## Task objective
Below is some material; set it all down exactly, apart from the pictures.
+-------+
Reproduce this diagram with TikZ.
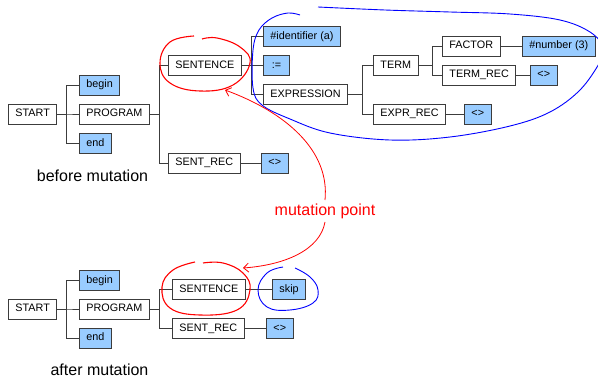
\documentclass[tikz,border=0pt]{standalone}
\usepackage{fontspec}
\setmainfont{Liberation Sans}
\usetikzlibrary{arrows.meta}
\definecolor{tokblue}{RGB}{153,204,255}
\definecolor{boxline}{RGB}{60,60,60}

\begin{document}
\begin{tikzpicture}[x=1pt,y=-1pt,>={Straight Barb[length=5pt,width=9pt]},
 font=\fontsize{10.8}{12}\selectfont,
 nt/.style={draw=boxline,line width=0.9pt,fill=white,inner xsep=7pt,minimum height=20pt,
  minimum width=26pt,text height=8pt,text depth=2.5pt,anchor=west},
 tk/.style={nt,fill=tokblue},
 link/.style={draw=boxline,line width=0.8pt},
 caption/.style={font=\fontsize{16}{18}\selectfont},
 redhand/.style={red,line width=1.1pt},
 bluehand/.style={blue,line width=0.9pt}]
 \useasboundingbox (0,0) rectangle (598,380);
 % tree before the mutation
 \node[nt] (start1) at (8,114) {START};
 \node[tk] (begin1) at (79,85) {begin};
 \node[nt] (program1) at (79,114) {PROGRAM};
 \node[tk] (end1) at (79,143.5) {end};
 \node[nt] (sentence1) at (168,65.5) {SENTENCE};
 \node[nt] (sentrec1) at (168,163) {SENT\_REC};
 \node[tk] (sreps1) at (261,163) {<>};
 \node[tk] (ident) at (263,36.5) {\#identifier (a)};
 \node[tk] (assign) at (263,65.5) {:=};
 \node[nt] (expr) at (263,94.5) {EXPRESSION};
 \node[nt] (term) at (373,65.5) {TERM};
 \node[nt] (exprrec) at (373,114) {EXPR\_REC};
 \node[tk] (ereps) at (464,114) {<>};
 \node[nt] (factor) at (442,46) {FACTOR};
 \node[nt] (termrec) at (442,75) {TERM\_REC};
 \node[tk] (number) at (522,46) {\#number (3)};
 \node[tk] (treps) at (530,75) {<>};
 \foreach \c in {begin1,program1,end1} \draw[link] (start1.east) -- ++(9,0) |- (\c.west);
 \foreach \c in {sentence1,sentrec1} \draw[link] (program1.east) -- ++(10,0) |- (\c.west);
 \foreach \c in {ident,assign,expr} \draw[link] (sentence1.east) -- ++(10,0) |- (\c.west);
 \foreach \c in {term,exprrec} \draw[link] (expr.east) -- ++(14,0) |- (\c.west);
 \foreach \c in {factor,termrec} \draw[link] (term.east) -- ++(14,0) |- (\c.west);
 \draw[link] (sentrec1) -- (sreps1);
 \draw[link] (exprrec) -- (ereps);
 \draw[link] (factor) -- (number);
 \draw[link] (termrec) -- (treps);
 \node[caption] (before) at (92.5,176) {before mutation};
 % tree after the mutation
 \node[nt] (start2) at (8,309) {START};
 \node[tk] (begin2) at (79,280.5) {begin};
 \node[nt] (program2) at (79,309) {PROGRAM};
 \node[tk] (end2) at (79,338) {end};
 \node[nt] (sentence2) at (172,289.5) {SENTENCE};
 \node[nt] (sentrec2) at (172,328.5) {SENT\_REC};
 \node[tk] (skip) at (272,289.5) {skip};
 \node[tk] (sreps2) at (266,328.5) {<>};
 \foreach \c in {begin2,program2,end2} \draw[link] (start2.east) -- ++(9,0) |- (\c.west);
 \foreach \c in {sentence2,sentrec2} \draw[link] (program2.east) -- ++(10,0) |- (\c.west);
 \draw[link] (sentence2) -- (skip);
 \draw[link] (sentrec2) -- (sreps2);
 \node[caption] (after) at (99.5,370) {after mutation};
 % hand drawn marks
 \draw[bluehand] plot[smooth,tension=0.6] coordinates {(300,15) (288,13) (272,18) (259,30)
  (253,50) (253,88) (262,105) (290,119) (330,133) (390,140) (450,137) (510,126) (550,112)
  (580,90) (600,62) (604,48) (590,32) (560,20) (510,14) (450,12) (385,10) (318,7)};
 \draw[bluehand] plot[smooth,tension=0.7] coordinates {(283,267) (267,273) (258,290) (267,307)
  (290,310) (313,303) (318,290) (310,277) (295,268)};
 \draw[redhand] plot[smooth,tension=0.7] coordinates {(194,36) (170,42) (160,63) (170,83)
  (200,91) (233,85) (250,63) (240,47) (217,38) (202,39)};
 \draw[redhand] plot[smooth,tension=0.7] coordinates {(195,262) (173,270) (162,287) (170,308)
  (200,315) (237,310) (250,290) (243,273) (223,263) (203,263)};
 \node[caption,text=red] (mp) at (325,211) {mutation point};
 \coordinate (hit1) at (225,90);
 \coordinate (hit2) at (243,268);
 \draw[red,line width=0.8pt,->] (mp.north) .. controls (330,150) and (285,112) .. (hit1);
 \draw[red,line width=0.8pt,->] (mp.south) .. controls (320,250) and (285,265) .. (hit2);
\end{tikzpicture}
\end{document}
+-------+
## Response to this task
Reproduce this diagram with TikZ.
\documentclass[tikz,border=0pt]{standalone}
\usepackage{fontspec}
\setmainfont{Liberation Sans}
\usetikzlibrary{arrows.meta}
\definecolor{tokblue}{RGB}{153,204,255}
\definecolor{boxline}{RGB}{60,60,60}

\begin{document}
\begin{tikzpicture}[x=1pt,y=-1pt,>={Straight Barb[length=5pt,width=9pt]},
 font=\fontsize{10.8}{12}\selectfont,
 nt/.style={draw=boxline,line width=0.9pt,fill=white,inner xsep=7pt,minimum height=20pt,
  minimum width=26pt,text height=8pt,text depth=2.5pt,anchor=west},
 tk/.style={nt,fill=tokblue},
 link/.style={draw=boxline,line width=0.8pt},
 caption/.style={font=\fontsize{16}{18}\selectfont},
 redhand/.style={red,line width=1.1pt},
 bluehand/.style={blue,line width=0.9pt}]
 \useasboundingbox (0,0) rectangle (598,380);
 % tree before the mutation
 \node[nt] (start1) at (8,114) {START};
 \node[tk] (begin1) at (79,85) {begin};
 \node[nt] (program1) at (79,114) {PROGRAM};
 \node[tk] (end1) at (79,143.5) {end};
 \node[nt] (sentence1) at (168,65.5) {SENTENCE};
 \node[nt] (sentrec1) at (168,163) {SENT\_REC};
 \node[tk] (sreps1) at (261,163) {<>};
 \node[tk] (ident) at (263,36.5) {\#identifier (a)};
 \node[tk] (assign) at (263,65.5) {:=};
 \node[nt] (expr) at (263,94.5) {EXPRESSION};
 \node[nt] (term) at (373,65.5) {TERM};
 \node[nt] (exprrec) at (373,114) {EXPR\_REC};
 \node[tk] (ereps) at (464,114) {<>};
 \node[nt] (factor) at (442,46) {FACTOR};
 \node[nt] (termrec) at (442,75) {TERM\_REC};
 \node[tk] (number) at (522,46) {\#number (3)};
 \node[tk] (treps) at (530,75) {<>};
 \foreach \c in {begin1,program1,end1} \draw[link] (start1.east) -- ++(9,0) |- (\c.west);
 \foreach \c in {sentence1,sentrec1} \draw[link] (program1.east) -- ++(10,0) |- (\c.west);
 \foreach \c in {ident,assign,expr} \draw[link] (sentence1.east) -- ++(10,0) |- (\c.west);
 \foreach \c in {term,exprrec} \draw[link] (expr.east) -- ++(14,0) |- (\c.west);
 \foreach \c in {factor,termrec} \draw[link] (term.east) -- ++(14,0) |- (\c.west);
 \draw[link] (sentrec1) -- (sreps1);
 \draw[link] (exprrec) -- (ereps);
 \draw[link] (factor) -- (number);
 \draw[link] (termrec) -- (treps);
 \node[caption] (before) at (92.5,176) {before mutation};
 % tree after the mutation
 \node[nt] (start2) at (8,309) {START};
 \node[tk] (begin2) at (79,280.5) {begin};
 \node[nt] (program2) at (79,309) {PROGRAM};
 \node[tk] (end2) at (79,338) {end};
 \node[nt] (sentence2) at (172,289.5) {SENTENCE};
 \node[nt] (sentrec2) at (172,328.5) {SENT\_REC};
 \node[tk] (skip) at (272,289.5) {skip};
 \node[tk] (sreps2) at (266,328.5) {<>};
 \foreach \c in {begin2,program2,end2} \draw[link] (start2.east) -- ++(9,0) |- (\c.west);
 \foreach \c in {sentence2,sentrec2} \draw[link] (program2.east) -- ++(10,0) |- (\c.west);
 \draw[link] (sentence2) -- (skip);
 \draw[link] (sentrec2) -- (sreps2);
 \node[caption] (after) at (99.5,370) {after mutation};
 % hand drawn marks
 \draw[bluehand] plot[smooth,tension=0.6] coordinates {(300,15) (288,13) (272,18) (259,30)
  (253,50) (253,88) (262,105) (290,119) (330,133) (390,140) (450,137) (510,126) (550,112)
  (580,90) (600,62) (604,48) (590,32) (560,20) (510,14) (450,12) (385,10) (318,7)};
 \draw[bluehand] plot[smooth,tension=0.7] coordinates {(283,267) (267,273) (258,290) (267,307)
  (290,310) (313,303) (318,290) (310,277) (295,268)};
 \draw[redhand] plot[smooth,tension=0.7] coordinates {(194,36) (170,42) (160,63) (170,83)
  (200,91) (233,85) (250,63) (240,47) (217,38) (202,39)};
 \draw[redhand] plot[smooth,tension=0.7] coordinates {(195,262) (173,270) (162,287) (170,308)
  (200,315) (237,310) (250,290) (243,273) (223,263) (203,263)};
 \node[caption,text=red] (mp) at (325,211) {mutation point};
 \coordinate (hit1) at (225,90);
 \coordinate (hit2) at (243,268);
 \draw[red,line width=0.8pt,->] (mp.north) .. controls (330,150) and (285,112) .. (hit1);
 \draw[red,line width=0.8pt,->] (mp.south) .. controls (320,250) and (285,265) .. (hit2);
\end{tikzpicture}
\end{document}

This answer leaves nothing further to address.